中:今年で結成6年目になるのですが、確かに最初は遠慮がちなところもあったものの、だんだんと臆せず言えるようになってきましたね。ここまで言ってもいいんだな(=悪いことではないんだな)というのが、分かるようになってきました。だから、より自由な表現ができるようになってきました。
――これは「阿吽の呼吸」にもつながりますが、皆さんの場合は不自然に合わせにいったり、遠慮しながら合わせているのでは決してなく、個々の主張をはっきりすることで、表現が磨かれていき、結果として「合っている」ように聴こえているのだということが、よく分かりました。4人だからこそ、ソロよりも変化の振れ幅が大きく、かといってオーケストラよりも大きくなりすぎず、緊密なコミュニケーションができそうですね。
9. 緻密に構築される音楽
――ソロやオーケストラなど、他のジャンルを演奏するときとの違いってあったりするのでしょうか?

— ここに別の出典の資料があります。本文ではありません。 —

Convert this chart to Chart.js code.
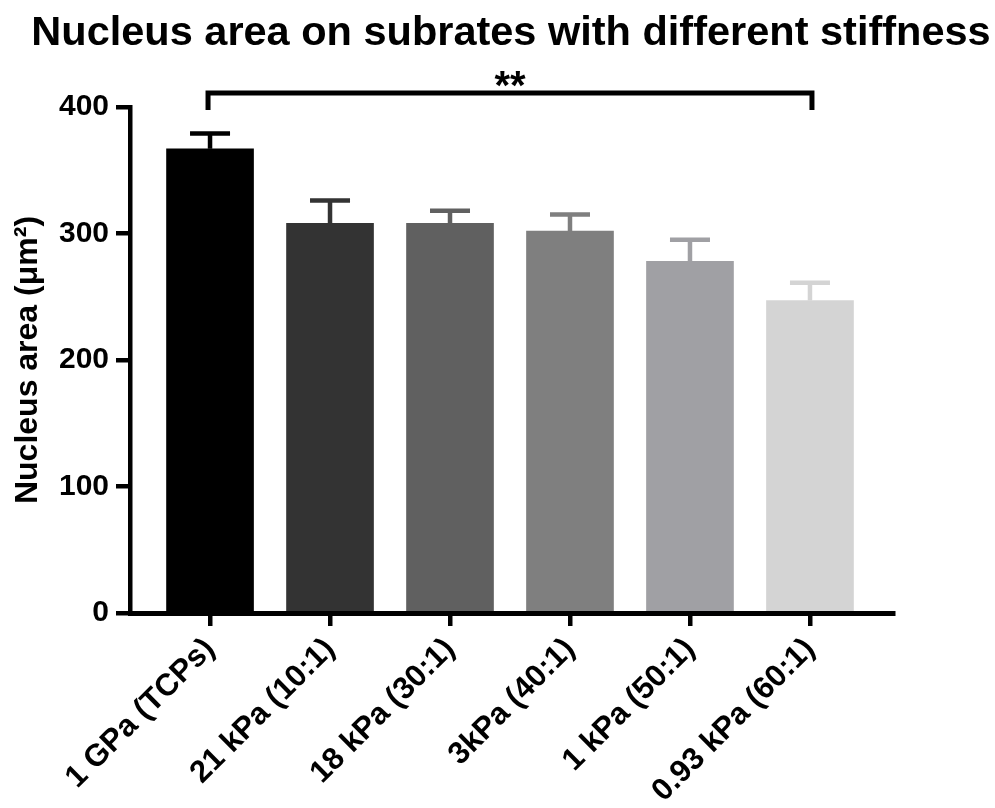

中:音楽記号のニュアンスなど、作品が作曲された時代によって異なる要素というのがいくつかあります。例えばアクセント(音を強調する記号)の解釈ひとつをとっても、4人ともそれぞれ意見を持っていたりするので、解釈の違いをすり合わせていく作業が、カルテットの場合はソロで演奏する時と比べてより繊細に、念入りにやります。そこが大変でもあり、やりがいに繋がっています。

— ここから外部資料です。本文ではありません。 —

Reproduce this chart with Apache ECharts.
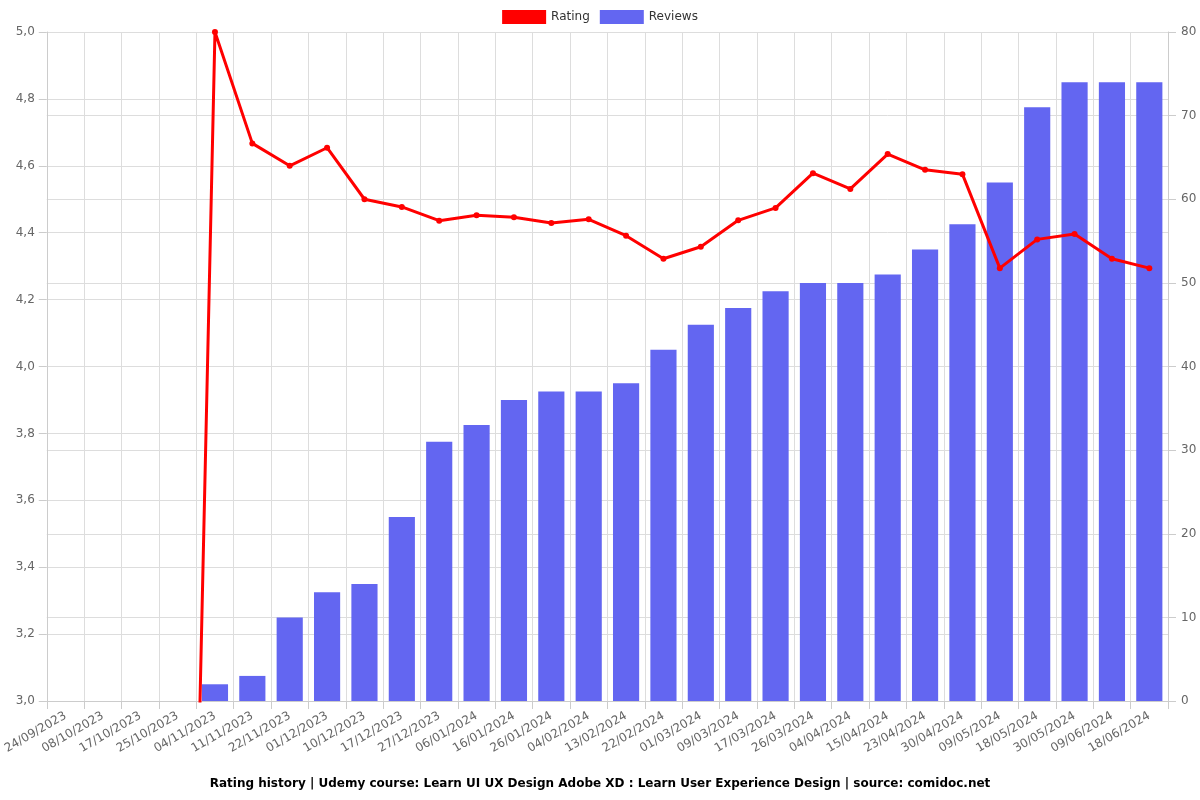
<!DOCTYPE html>
<html>
<head>
<meta charset="utf-8">
<script src="https://cdn.jsdelivr.net/npm/echarts@6/dist/echarts.min.js"></script>
<style>html,body{margin:0;padding:0;background:#fff}#c{width:1200px;height:800px}</style>
</head>
<body>
<div id="c"></div>
<script>
var categories = ["24/09/2023","08/10/2023","17/10/2023","25/10/2023","04/11/2023","11/11/2023","22/11/2023","01/12/2023","10/12/2023","17/12/2023","27/12/2023","06/01/2024","16/01/2024","26/01/2024","04/02/2024","13/02/2024","22/02/2024","01/03/2024","09/03/2024","17/03/2024","26/03/2024","04/04/2024","15/04/2024","23/04/2024","30/04/2024","09/05/2024","18/05/2024","30/05/2024","09/06/2024","18/06/2024"];
var rating = [0,0,0,0,5.0,4.667,4.6,4.654,4.5,4.477,4.436,4.452,4.446,4.429,4.44,4.391,4.322,4.358,4.437,4.474,4.578,4.531,4.635,4.588,4.575,4.294,4.38,4.396,4.322,4.294];
var reviews = [0,0,0,0,2,3,10,13,14,22,31,33,36,37,37,38,42,45,47,49,50,50,51,54,57,62,71,74,74,74];
var leftTicks = {min: 3, max: 5, interval: 0.2};
var rightTicks = {min: 0, max: 80, interval: 10};

var chart = echarts.init(document.getElementById('c'), null, {renderer: 'canvas'});
var font = 'DejaVu Sans';
chart.setOption({
  animation: false,
  textStyle: {fontFamily: font},
  title: {
    text: 'Rating history | Udemy course: Learn UI UX Design Adobe XD : Learn User Experience Design | source: comidoc.net',
    left: 'center', bottom: 5,
    textStyle: {fontSize: 12, fontWeight: 'bold', color: '#000', fontFamily: font}
  },
  legend: {
    top: 5, left: 'center', itemWidth: 44, itemHeight: 14, itemGap: 10,
    textStyle: {fontSize: 12, color: '#333', fontFamily: font},
    data: [{name: 'Rating', icon: 'rect'}, {name: 'Reviews', icon: 'rect'}]
  },
  grid: {left: 45, right: 32, top: 32, bottom: 99},
  xAxis: {
    type: 'category', data: categories, boundaryGap: true,
    axisLine: {lineStyle: {color: '#ccc'}},
    axisTick: {show: true, length: 8, lineStyle: {color: '#ccc'}},
    axisLabel: {rotate: 30, interval: 0, fontSize: 12, color: '#666', fontFamily: font, margin: 14},
    splitLine: {show: true, lineStyle: {color: '#ddd'}}
  },
  yAxis: [
    {type: 'value', min: leftTicks.min, max: leftTicks.max, interval: leftTicks.interval,
     axisLine: {show: true, lineStyle: {color: '#ccc'}},
     axisTick: {show: true, length: 8, lineStyle: {color: '#ccc'}},
     axisLabel: {color: '#666', fontSize: 12, fontFamily: font, margin: 12, formatter: function(v){return v.toFixed(1).replace('.', ',');}},
     splitLine: {show: true, lineStyle: {color: '#ddd'}}},
    {type: 'value', min: rightTicks.min, max: rightTicks.max, interval: rightTicks.interval,
     axisLine: {show: true, lineStyle: {color: '#ccc'}},
     axisTick: {show: true, length: 8, lineStyle: {color: '#ccc'}},
     axisLabel: {color: '#666', fontSize: 12, fontFamily: font, margin: 13},
     splitLine: {show: true, lineStyle: {color: '#ddd'}}}
  ],
  series: [
    {name: 'Rating', type: 'line', yAxisIndex: 0, data: rating, z: 3,
     color: '#ff0000', symbol: 'circle', symbolSize: 6, showAllSymbol: true,
     lineStyle: {width: 3, color: '#ff0000'}, itemStyle: {color: '#ff0000'}, clip: true},
    {name: 'Reviews', type: 'bar', yAxisIndex: 1, data: reviews, z: 2,
     color: '#6366f1', barCategoryGap: '30%',
     itemStyle: {color: '#6366f1'}}
  ]
});
</script>
</body>
</html>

笹沼:ソロの楽器の方がひとりで音楽を作り上げていく孤独感や大変さもなかなか想像しづらいのですが、カルテットの場合は、4人いるからこその大変さもありますね。
北田:合わせのときは1ミリ単位で音を調整していて、それによって音楽全体が変わったり、ということがよくあります。
――それは相当繊細な作業ですね。
笹沼:そうなんです。それだけ細いことをやっているので、割と聴いていただくのにも集中力が必要になってくるのかも知れないです。
10. コンサートならではの魅力
――最後に、皆さんが考える、コンサートの魅力を教えてください!
霧島国際音楽祭での公演の様子
笹沼:コンサートって、客席と舞台との共同作業のような場所だと思うのです。先ほど、「カルテットを聴くには集中力が必要」と言いましたが、演奏しながらお客様からのその集中が伝わってくることがあります。そして今度はそれが僕らの演奏のエネルギーになっていくのです。逆に上手くいかない時って、客席と舞台との間に壁を感じたりすることも。これはなかなかオンラインコンサートでは得られない体験なのではないかと思います。
――お客様と皆さんとの相乗効果のようなものですね。そしてこれはリアルタイムで音楽(演奏)に反映されますから、聴いていて興奮するでしょうね。

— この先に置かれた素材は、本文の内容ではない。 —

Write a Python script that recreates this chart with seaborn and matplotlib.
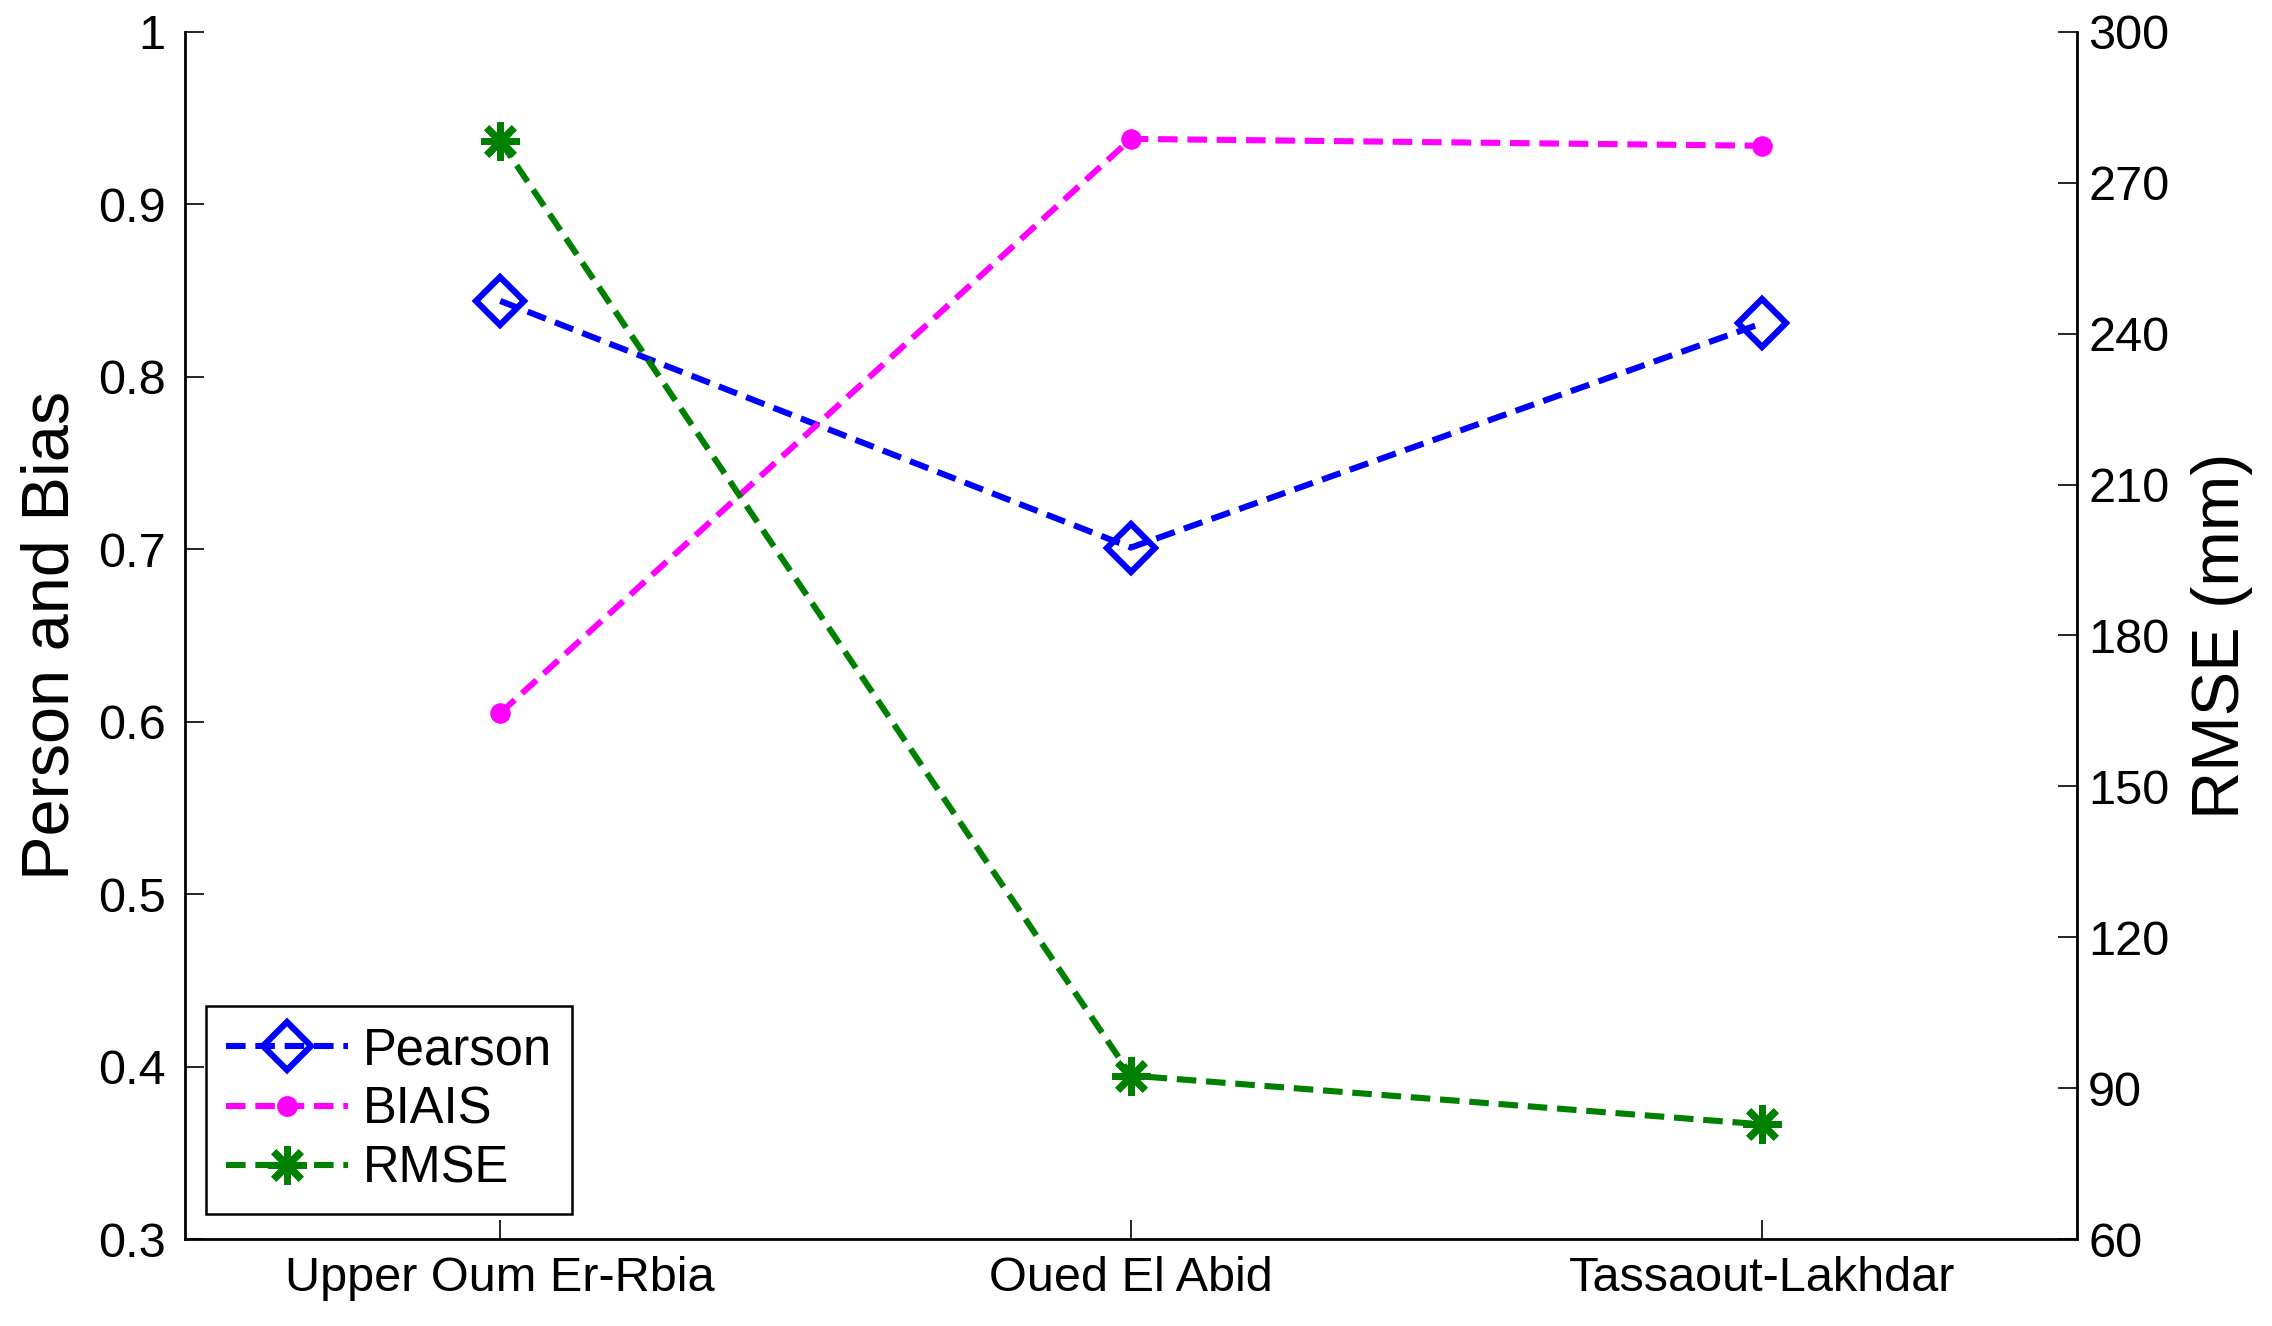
import matplotlib
matplotlib.use("Agg")
import matplotlib.pyplot as plt
import seaborn as sns
import pandas as pd
import numpy as np
from matplotlib.lines import Line2D

categories = ["Upper Oum Er-Rbia", "Oued El Abid", "Tassaout-Lakhdar"]
pearson = [0.844, 0.701, 0.831]
biais = [0.605, 0.938, 0.934]
rmse = [278.3, 92.5, 82.8]
left_ticks = [0.3, 0.4, 0.5, 0.6, 0.7, 0.8, 0.9, 1]
left_ticklabels = ["0.3", "0.4", "0.5", "0.6", "0.7", "0.8", "0.9", "1"]
right_ticks = [60, 90, 120, 150, 180, 210, 240, 270, 300]

sns.set_style("ticks")
plt.rcParams['font.family'] = ['Liberation Sans', 'DejaVu Sans']
plt.rcParams.update({"text.color": "black", "axes.labelcolor": "black",
                     "xtick.color": "black", "ytick.color": "black",
                     "axes.edgecolor": "black"})

pos = np.arange(1, len(categories) + 1)
df = pd.DataFrame({"pos": pos, "Pearson": pearson, "BIAIS": biais, "RMSE": rmse})

fig = plt.figure(figsize=(22.72, 13.26), dpi=100)
ax = fig.add_axes([0.0814, 0.0656, 0.8328, 0.9103])
ax2 = ax.twinx()

lw = 4.4
dash = (3.2, 1.6)
blue = "#0000FF"
mag = "#FF00FF"
green = "#008000"

d_kw = dict(marker="D", markersize=24, markerfacecolor="none", markeredgecolor=blue, markeredgewidth=4.5)
o_kw = dict(marker="o", markersize=14, markerfacecolor=mag, markeredgecolor=mag)
s_kw = dict(marker=(8, 2, 0), markersize=28, markeredgecolor=green, markeredgewidth=5)

sns.lineplot(data=df, x="pos", y="Pearson", ax=ax, color=blue, lw=lw, **d_kw)
sns.lineplot(data=df, x="pos", y="BIAIS", ax=ax, color=mag, lw=lw, **o_kw)
sns.lineplot(data=df, x="pos", y="RMSE", ax=ax2, color=green, lw=lw, **s_kw)
for a in (ax, ax2):
    for ln in a.get_lines():
        ln.set_linestyle((0, dash))

ax.set_xlim(0.5, 3.5)
ax.set_ylim(0.3, 1.0)
ax2.set_ylim(60, 300)
ax.set_xticks(pos)
ax.set_xticklabels(categories)
ax.set_yticks(left_ticks)
ax.set_yticklabels(left_ticklabels)
ax2.set_yticks(right_ticks)

ax.set_xlabel("")
ax.set_ylabel("Person and Bias", fontsize=48, color="black")
ax2.set_ylabel("RMSE (mm)", fontsize=48, color="black")
ax.yaxis.set_label_coords(-0.054, 0.5)
ax2.yaxis.set_label_coords(1.060, 0.5)

ax.tick_params(axis="both", direction="in", labelsize=35, length=14, width=1.2,
               color="black", labelcolor="black")
ax.tick_params(axis="y", pad=14)
ax.tick_params(axis="x", pad=12)
ax2.tick_params(axis="y", direction="in", labelsize=35, length=14, width=1.2, pad=8,
                color="black", labelcolor="black")

for a in (ax, ax2):
    a.spines["top"].set_visible(False)
    for s in a.spines.values():
        s.set_linewidth(2)
        s.set_color("black")
ax.spines["right"].set_visible(False)
ax2.spines["left"].set_visible(False)
ax2.spines["bottom"].set_visible(False)

handles = [
    Line2D([], [], color=blue, lw=lw, linestyle=(0, dash), **d_kw),
    Line2D([], [], color=mag, lw=lw, linestyle=(0, dash), **o_kw),
    Line2D([], [], color=green, lw=lw, linestyle=(0, dash), **s_kw),
]
leg = ax2.legend(handles, ["Pearson", "BIAIS", "RMSE"], loc="lower left",
                 bbox_to_anchor=(0.011, 0.021), borderaxespad=0, fontsize=36.5,
                 handlelength=2.4, handletextpad=0.3, borderpad=0.4,
                 labelspacing=0.2, fancybox=False, framealpha=1, edgecolor="black")
leg.get_frame().set_linewidth(1.8)
for t in leg.get_texts():
    t.set_color("black")

fig.savefig("out.png", dpi=100)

中:そうですね。やはりそうしたことも含めてお客様と同じ場所にいること、空間を共有できるというのは、コンサートの醍醐味だと思います。
篠原:私たちも、お客様と一緒に呼吸する感覚を持って演奏しています。ホールの響きと相まって、お客様のエネルギーを感じながら演奏できるのが、私たちにとっても幸せなことです。
北田:私は、音って肌で感じられると思っていて、コンサートホールだと、音の風のようなものが感じられると思います。これをぜひ、会場で体験していただきたいです!
中:そして私たち自身が、いつも弦楽四重奏の良さが少しでも伝わるようにと思いながら演奏しています。それは何より聴いてくれるお客様がいてくださっているので、これからもその時できる最大限のいいパフォーマンスをしていきたいと思っています!
――これまで伺ってきた音楽作りのどの工程も、言葉でいうのは簡単ですが、皆さんはいつも真摯に取り組まれているのがよく分かりました。ぜひ、皆さんと一緒に音楽を作ることができるコンサートという場に、たくさんの方に足を運んでもらいたいですね。本当にありがとございました!
<取材・文 北山奏子>
カルテット・アマービレ
2016年9月難関で知られる第65回ARDミュンヘン国際音楽コンクール弦楽四重奏部門第3位に入賞、あわせて特別賞(コンクール委嘱作品の最優秀解釈賞)を受賞。19年11月、ニューヨークで行われたヤングコンサートアーティスト国際オーディションで第1位を獲得。ニューヨーク、ワシントンなどでの米国デビューツアーが予定されている。
15年桐朋学園大学在籍中の篠原悠那、北田千尋、中恵菜、笹沼樹により結成される。山崎伸子、磯村和英氏に師事。第10回横浜国際音楽コンクール第1位及び全部門グランプリ、第12回ルーマニア国際音楽コンクール第1位、第4回宗次ホール弦楽四重奏コンクール第1位、聴衆賞受賞。第12回ミュージックアカデミーinみやざき講師特別賞、第26回リゾナーレ室内楽セミナー奨励賞、第37回霧島国際音楽祭賞、 堤剛音楽監督賞を受賞。松尾学術振興財団より第26〜28回、第30回松尾音楽助成・奨励を受ける。プロジェクトQ第13章に出演し、カルミナ四重奏団、今井信子らのマスタークラスを受講。